O interessante é que não há diferença entre os réus de direita ou de esquerda. Todos tentam passar pelas brechas da legislação que induzem à impunidade. A postura do advogado de defesa do primeiro réu bolsonarista do julgamento histórico dos acusados pela tentativa de golpe de Estado de 8 de janeiro foi a mesma do então ex-ministro da Justiça do governo Lula, Márcio Thomaz Bastos, para tentar livrar os petistas acusados no mensalão.

Ao pedir o desmembramento do processo, Bastos tentava descaracterizar a conexão entre os diversos crimes, esvaziando a tese da Procuradoria-Geral da República de que houve a formação de uma quadrilha para executar crimes contra o Estado brasileiro. À medida que cada um dos 38 réus fosse julgado isoladamente, em instâncias inferiores, ficaria mais fácil manobrar os diversos recursos processuais. Na ocasião, o ministro Gilmar Mendes foi direto ao ponto, lembrando que, se os processos fossem encaminhados isoladamente para a primeira instância judicial, quase certamente não teriam chegado a julgamento, e os crimes prescreveriam.

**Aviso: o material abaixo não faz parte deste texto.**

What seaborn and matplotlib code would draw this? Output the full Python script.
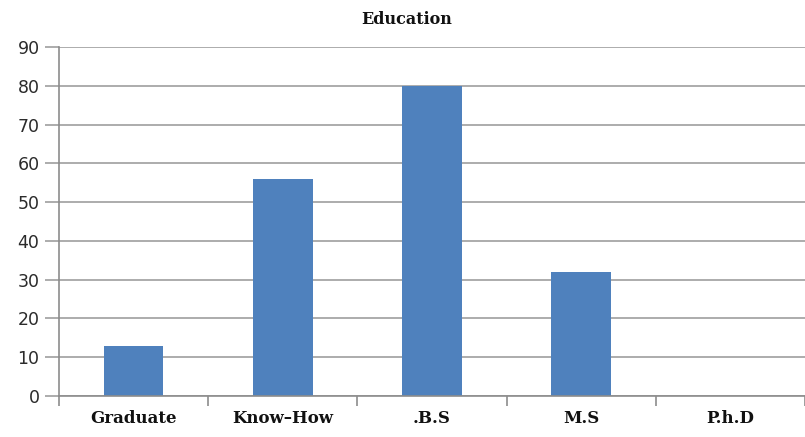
import pandas as pd
import matplotlib.pyplot as plt
import seaborn as sns

# Data
categories = ['Graduate', 'Know\u2013How', '.B.S', 'M.S', 'P.h.D']
counts = [13, 56, 80, 32, 0]

df = pd.DataFrame({'Education': categories, 'Count': counts})

sns.set_style('white')
fig = plt.figure(figsize=(8.05, 4.37), dpi=100)
ax = fig.add_axes([0.0733, 0.0938, 0.9267, 0.7986])

sns.barplot(data=df, x='Education', y='Count', color='#4f81bd',
            saturation=1, width=0.4, linewidth=0, edgecolor='none', ax=ax)

ax.set_ylim(0, 90)
ax.set_xlim(-0.5, 4.5)
ax.set_yticks(range(0, 91, 10))
ax.yaxis.grid(True, color='#969696', linewidth=1.1)
ax.set_axisbelow(True)
for s in ['top', 'right']:
    ax.spines[s].set_visible(False)
for s in ['left', 'bottom']:
    ax.spines[s].set_color('#8c8c8c')
    ax.spines[s].set_linewidth(1.2)

# category boundary ticks on x axis
ax.set_xticks([i - 0.5 for i in range(6)], minor=True)
ax.tick_params(axis='x', which='minor', length=7, color='#8c8c8c', width=1.2,
               direction='out', bottom=True)
ax.tick_params(axis='x', which='major', length=0, pad=10)
ax.tick_params(axis='y', length=10, color='#969696', width=1.1, left=True,
               labelsize=12.5, labelcolor='#2b2b2b', pad=4)
for lbl in ax.get_xticklabels():
    lbl.set_fontfamily('DejaVu Serif')
    lbl.set_fontweight('bold')
    lbl.set_fontsize(12)
    lbl.set_color('#111111')

ax.set_xlabel('')
ax.set_ylabel('')
fig.text(0.505, 0.955, 'Education', ha='center', va='center',
         fontsize=11.5, fontweight='bold', family='DejaVu Serif', color='#111111')

plt.savefig('out.png', dpi=100)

O desembargador aposentado Sebastião Coelho da Silva, defensor do primeiro réu julgado ontem, Aécio Lúcio Costa Pereira, tentou levar para a primeira instância o julgamento de seu cliente, alegando que o STF não era o tribunal adequado para julgar pessoas sem foro especial. A mesma estratégia do mensalão e também a mesma tese, que acabou vencedora depois de cinco anos, da defesa de Lula, que batalhou para que o STF entendesse que o tribunal de Curitiba, onde o então juiz Sergio Moro atuava, não era o foro correto.

Com a surpreendente decisão do ministro Edson Fachin de acatar essa tese, para tentar evitar o julgamento na Segunda Turma da parcialidade de Moro, todos os processos contra Lula acabaram enviados para instâncias inferiores, onde morreram de prescrição ou anulação de provas. Como já previa o ministro Gilmar Mendes durante o mensalão.

O julgamento histórico dos acusados pela tentativa de golpe de 8 de janeiro, que começou ontem no Supremo, trouxe também lembranças de atuações polêmicas dos ministros nesse processo e no petrolão. O inquérito que teve início em março de 2019 destinava-se a investigar ataques aos ministros e ao próprio Supremo por meio das redes sociais. Para presidi-lo, sem que tenha havido sorteio, foi indicado o ministro Alexandre de Moraes.

O começo polêmico, sob a interpretação extensiva do texto do regimento interno do Supremo, só não foi mais criticado porque a ação dos bolsonaristas nas redes era o prenúncio da ação dos golpistas. A cada descoberta, a cada ação ilegal, a cada movimento de Bolsonaro de contestação da ordem democrática, ganhavam força as decisões de Moraes, mesmo quando ultrapassavam os limites legais na opinião de muitos.

A tentativa de golpe de 8 de janeiro avalizou a ação do Supremo e o transformou, tendo Moraes como figura simbólica do justiceiro da lei, na instituição que mais protegeu a democracia nestes últimos tempos.

A decisão de chamar para si todos os processos e inquéritos que de alguma maneira se relacionam à origem dos ataques aos ministros do STF, criticada por muitos, assemelha-se ao que Moro fez quando era o juiz da Operação Lava-Jato. Significa que, no Brasil, se a interpretação das leis não for alargada pragmaticamente, ninguém será punido. Pois a legislação foi feita para proteger os poderosos.